With this we get 0.43267 on public LB so it doesn't seem like a major improvement. However, we'll take into account that our holdout score estimate is calculated with 5874 samples while the public leaderboard one – with $\approx$ 2517 samples (30% $\times$ 8392). Finally, we'll calculate the weighted sum of CV and LB scores to evaluate our submissions.

In [ ]:
def validate_submission_local_and_lb_mix(local_score, public_lb_score, local_size=5874, public_lb_size=2517):
return 1. / (local_size + public_lb_size) * (local_size * local_score +
public_lb_size * public_lb_score)

In [ ]:
# first submission
validate_submission_local_and_lb_mix(local_score=.47951, public_lb_score=.43187)

In [ ]:
# second submission
validate_submission_local_and_lb_mix(local_score=.469,
public_lb_score=.43267)


It seems 3 features helped here to lower logloss.
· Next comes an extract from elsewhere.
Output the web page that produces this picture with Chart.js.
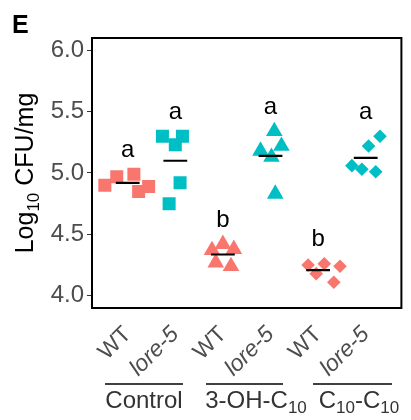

However, feature engineering is not the main goal of this tutorial, there are already dozens of nice ones in Kernels.

You can experiment with lots of other features, bunches of features and techniques (word2vec, LDA, topic modelling, to name just a few possible approaches). Luckily, Vowpal Wabbit serves ideally for performing lots of "design-implement-check" iterations. Try it out and you'll definitely gain a new helpful skill!